→ **Required task**:
Reproduce each line exactly. Skip none.

+---+

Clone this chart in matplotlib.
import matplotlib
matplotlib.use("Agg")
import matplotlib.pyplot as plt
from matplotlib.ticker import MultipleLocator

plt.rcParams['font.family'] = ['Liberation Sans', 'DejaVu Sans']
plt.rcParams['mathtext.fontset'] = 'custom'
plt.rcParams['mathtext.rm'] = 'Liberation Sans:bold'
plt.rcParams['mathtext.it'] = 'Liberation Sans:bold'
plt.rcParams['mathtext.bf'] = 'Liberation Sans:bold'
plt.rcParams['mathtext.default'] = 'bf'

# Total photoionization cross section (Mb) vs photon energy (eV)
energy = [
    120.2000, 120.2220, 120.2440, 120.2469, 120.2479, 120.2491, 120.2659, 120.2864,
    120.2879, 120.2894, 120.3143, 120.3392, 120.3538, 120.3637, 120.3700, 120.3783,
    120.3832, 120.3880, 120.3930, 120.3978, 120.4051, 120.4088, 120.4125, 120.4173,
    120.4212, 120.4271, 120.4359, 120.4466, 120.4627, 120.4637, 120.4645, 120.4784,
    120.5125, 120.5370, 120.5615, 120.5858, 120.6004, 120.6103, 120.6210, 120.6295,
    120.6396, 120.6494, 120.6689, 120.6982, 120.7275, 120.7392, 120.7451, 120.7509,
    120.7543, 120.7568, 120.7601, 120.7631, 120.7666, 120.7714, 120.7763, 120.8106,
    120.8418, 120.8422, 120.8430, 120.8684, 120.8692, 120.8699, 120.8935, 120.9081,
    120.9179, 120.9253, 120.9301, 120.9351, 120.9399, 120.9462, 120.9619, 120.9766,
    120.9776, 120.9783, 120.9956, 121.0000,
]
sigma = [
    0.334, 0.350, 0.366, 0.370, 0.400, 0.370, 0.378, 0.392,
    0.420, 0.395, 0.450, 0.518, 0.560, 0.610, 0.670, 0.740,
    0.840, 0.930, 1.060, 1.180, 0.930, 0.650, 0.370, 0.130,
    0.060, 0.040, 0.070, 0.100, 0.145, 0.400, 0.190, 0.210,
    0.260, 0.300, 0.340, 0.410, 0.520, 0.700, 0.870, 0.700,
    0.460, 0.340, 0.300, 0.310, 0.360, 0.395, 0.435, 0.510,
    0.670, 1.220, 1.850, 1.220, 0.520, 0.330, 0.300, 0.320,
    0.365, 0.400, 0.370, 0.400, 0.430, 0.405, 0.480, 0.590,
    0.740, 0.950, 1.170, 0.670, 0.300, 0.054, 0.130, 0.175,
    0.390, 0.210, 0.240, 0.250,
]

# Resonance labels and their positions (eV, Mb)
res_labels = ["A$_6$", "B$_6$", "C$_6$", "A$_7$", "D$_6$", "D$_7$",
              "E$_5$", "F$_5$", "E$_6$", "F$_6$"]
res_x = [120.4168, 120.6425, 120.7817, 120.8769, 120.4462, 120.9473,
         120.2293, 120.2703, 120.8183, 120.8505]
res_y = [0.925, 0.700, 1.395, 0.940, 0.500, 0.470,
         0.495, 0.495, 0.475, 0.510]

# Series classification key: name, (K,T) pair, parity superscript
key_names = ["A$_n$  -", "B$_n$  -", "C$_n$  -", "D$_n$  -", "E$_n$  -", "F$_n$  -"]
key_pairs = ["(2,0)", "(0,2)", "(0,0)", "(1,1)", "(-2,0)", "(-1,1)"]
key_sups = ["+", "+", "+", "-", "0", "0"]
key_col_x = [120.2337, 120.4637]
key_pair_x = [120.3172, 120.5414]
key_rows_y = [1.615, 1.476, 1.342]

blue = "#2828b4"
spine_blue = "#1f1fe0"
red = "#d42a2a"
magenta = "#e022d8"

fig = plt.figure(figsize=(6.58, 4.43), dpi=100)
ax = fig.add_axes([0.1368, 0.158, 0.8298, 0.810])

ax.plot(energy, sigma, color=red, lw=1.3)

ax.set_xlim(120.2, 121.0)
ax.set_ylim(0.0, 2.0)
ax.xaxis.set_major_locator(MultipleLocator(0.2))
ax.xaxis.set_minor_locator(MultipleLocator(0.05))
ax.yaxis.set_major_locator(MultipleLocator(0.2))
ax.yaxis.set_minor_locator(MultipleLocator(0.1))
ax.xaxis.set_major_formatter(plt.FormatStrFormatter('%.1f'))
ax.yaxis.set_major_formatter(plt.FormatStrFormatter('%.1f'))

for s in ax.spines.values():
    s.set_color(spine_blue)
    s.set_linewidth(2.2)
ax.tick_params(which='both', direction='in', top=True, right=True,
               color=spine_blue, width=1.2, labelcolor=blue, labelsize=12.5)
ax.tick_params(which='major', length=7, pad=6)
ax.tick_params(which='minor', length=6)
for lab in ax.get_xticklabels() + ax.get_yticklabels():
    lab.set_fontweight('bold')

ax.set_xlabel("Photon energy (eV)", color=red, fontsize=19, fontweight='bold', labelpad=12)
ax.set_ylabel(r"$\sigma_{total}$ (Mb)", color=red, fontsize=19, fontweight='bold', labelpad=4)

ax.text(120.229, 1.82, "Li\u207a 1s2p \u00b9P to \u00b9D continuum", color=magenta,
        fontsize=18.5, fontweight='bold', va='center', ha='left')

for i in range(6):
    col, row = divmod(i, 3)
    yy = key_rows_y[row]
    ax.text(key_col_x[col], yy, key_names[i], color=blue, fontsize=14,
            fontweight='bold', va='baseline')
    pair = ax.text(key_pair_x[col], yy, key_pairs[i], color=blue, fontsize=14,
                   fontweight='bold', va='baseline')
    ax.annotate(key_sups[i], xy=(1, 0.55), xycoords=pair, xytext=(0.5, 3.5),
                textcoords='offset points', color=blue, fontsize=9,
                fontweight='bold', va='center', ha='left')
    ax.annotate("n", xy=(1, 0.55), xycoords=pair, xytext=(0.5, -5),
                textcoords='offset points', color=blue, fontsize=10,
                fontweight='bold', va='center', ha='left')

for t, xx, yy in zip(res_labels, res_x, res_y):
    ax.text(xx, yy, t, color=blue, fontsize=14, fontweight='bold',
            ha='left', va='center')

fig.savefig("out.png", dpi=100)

+---+

→ **Complete answer**:
Clone this chart in matplotlib.
import matplotlib
matplotlib.use("Agg")
import matplotlib.pyplot as plt
from matplotlib.ticker import MultipleLocator

plt.rcParams['font.family'] = ['Liberation Sans', 'DejaVu Sans']
plt.rcParams['mathtext.fontset'] = 'custom'
plt.rcParams['mathtext.rm'] = 'Liberation Sans:bold'
plt.rcParams['mathtext.it'] = 'Liberation Sans:bold'
plt.rcParams['mathtext.bf'] = 'Liberation Sans:bold'
plt.rcParams['mathtext.default'] = 'bf'

# Total photoionization cross section (Mb) vs photon energy (eV)
energy = [
    120.2000, 120.2220, 120.2440, 120.2469, 120.2479, 120.2491, 120.2659, 120.2864,
    120.2879, 120.2894, 120.3143, 120.3392, 120.3538, 120.3637, 120.3700, 120.3783,
    120.3832, 120.3880, 120.3930, 120.3978, 120.4051, 120.4088, 120.4125, 120.4173,
    120.4212, 120.4271, 120.4359, 120.4466, 120.4627, 120.4637, 120.4645, 120.4784,
    120.5125, 120.5370, 120.5615, 120.5858, 120.6004, 120.6103, 120.6210, 120.6295,
    120.6396, 120.6494, 120.6689, 120.6982, 120.7275, 120.7392, 120.7451, 120.7509,
    120.7543, 120.7568, 120.7601, 120.7631, 120.7666, 120.7714, 120.7763, 120.8106,
    120.8418, 120.8422, 120.8430, 120.8684, 120.8692, 120.8699, 120.8935, 120.9081,
    120.9179, 120.9253, 120.9301, 120.9351, 120.9399, 120.9462, 120.9619, 120.9766,
    120.9776, 120.9783, 120.9956, 121.0000,
]
sigma = [
    0.334, 0.350, 0.366, 0.370, 0.400, 0.370, 0.378, 0.392,
    0.420, 0.395, 0.450, 0.518, 0.560, 0.610, 0.670, 0.740,
    0.840, 0.930, 1.060, 1.180, 0.930, 0.650, 0.370, 0.130,
    0.060, 0.040, 0.070, 0.100, 0.145, 0.400, 0.190, 0.210,
    0.260, 0.300, 0.340, 0.410, 0.520, 0.700, 0.870, 0.700,
    0.460, 0.340, 0.300, 0.310, 0.360, 0.395, 0.435, 0.510,
    0.670, 1.220, 1.850, 1.220, 0.520, 0.330, 0.300, 0.320,
    0.365, 0.400, 0.370, 0.400, 0.430, 0.405, 0.480, 0.590,
    0.740, 0.950, 1.170, 0.670, 0.300, 0.054, 0.130, 0.175,
    0.390, 0.210, 0.240, 0.250,
]

# Resonance labels and their positions (eV, Mb)
res_labels = ["A$_6$", "B$_6$", "C$_6$", "A$_7$", "D$_6$", "D$_7$",
              "E$_5$", "F$_5$", "E$_6$", "F$_6$"]
res_x = [120.4168, 120.6425, 120.7817, 120.8769, 120.4462, 120.9473,
         120.2293, 120.2703, 120.8183, 120.8505]
res_y = [0.925, 0.700, 1.395, 0.940, 0.500, 0.470,
         0.495, 0.495, 0.475, 0.510]

# Series classification key: name, (K,T) pair, parity superscript
key_names = ["A$_n$  -", "B$_n$  -", "C$_n$  -", "D$_n$  -", "E$_n$  -", "F$_n$  -"]
key_pairs = ["(2,0)", "(0,2)", "(0,0)", "(1,1)", "(-2,0)", "(-1,1)"]
key_sups = ["+", "+", "+", "-", "0", "0"]
key_col_x = [120.2337, 120.4637]
key_pair_x = [120.3172, 120.5414]
key_rows_y = [1.615, 1.476, 1.342]

blue = "#2828b4"
spine_blue = "#1f1fe0"
red = "#d42a2a"
magenta = "#e022d8"

fig = plt.figure(figsize=(6.58, 4.43), dpi=100)
ax = fig.add_axes([0.1368, 0.158, 0.8298, 0.810])

ax.plot(energy, sigma, color=red, lw=1.3)

ax.set_xlim(120.2, 121.0)
ax.set_ylim(0.0, 2.0)
ax.xaxis.set_major_locator(MultipleLocator(0.2))
ax.xaxis.set_minor_locator(MultipleLocator(0.05))
ax.yaxis.set_major_locator(MultipleLocator(0.2))
ax.yaxis.set_minor_locator(MultipleLocator(0.1))
ax.xaxis.set_major_formatter(plt.FormatStrFormatter('%.1f'))
ax.yaxis.set_major_formatter(plt.FormatStrFormatter('%.1f'))

for s in ax.spines.values():
    s.set_color(spine_blue)
    s.set_linewidth(2.2)
ax.tick_params(which='both', direction='in', top=True, right=True,
               color=spine_blue, width=1.2, labelcolor=blue, labelsize=12.5)
ax.tick_params(which='major', length=7, pad=6)
ax.tick_params(which='minor', length=6)
for lab in ax.get_xticklabels() + ax.get_yticklabels():
    lab.set_fontweight('bold')

ax.set_xlabel("Photon energy (eV)", color=red, fontsize=19, fontweight='bold', labelpad=12)
ax.set_ylabel(r"$\sigma_{total}$ (Mb)", color=red, fontsize=19, fontweight='bold', labelpad=4)

ax.text(120.229, 1.82, "Li\u207a 1s2p \u00b9P to \u00b9D continuum", color=magenta,
        fontsize=18.5, fontweight='bold', va='center', ha='left')

for i in range(6):
    col, row = divmod(i, 3)
    yy = key_rows_y[row]
    ax.text(key_col_x[col], yy, key_names[i], color=blue, fontsize=14,
            fontweight='bold', va='baseline')
    pair = ax.text(key_pair_x[col], yy, key_pairs[i], color=blue, fontsize=14,
                   fontweight='bold', va='baseline')
    ax.annotate(key_sups[i], xy=(1, 0.55), xycoords=pair, xytext=(0.5, 3.5),
                textcoords='offset points', color=blue, fontsize=9,
                fontweight='bold', va='center', ha='left')
    ax.annotate("n", xy=(1, 0.55), xycoords=pair, xytext=(0.5, -5),
                textcoords='offset points', color=blue, fontsize=10,
                fontweight='bold', va='center', ha='left')

for t, xx, yy in zip(res_labels, res_x, res_y):
    ax.text(xx, yy, t, color=blue, fontsize=14, fontweight='bold',
            ha='left', va='center')

fig.savefig("out.png", dpi=100)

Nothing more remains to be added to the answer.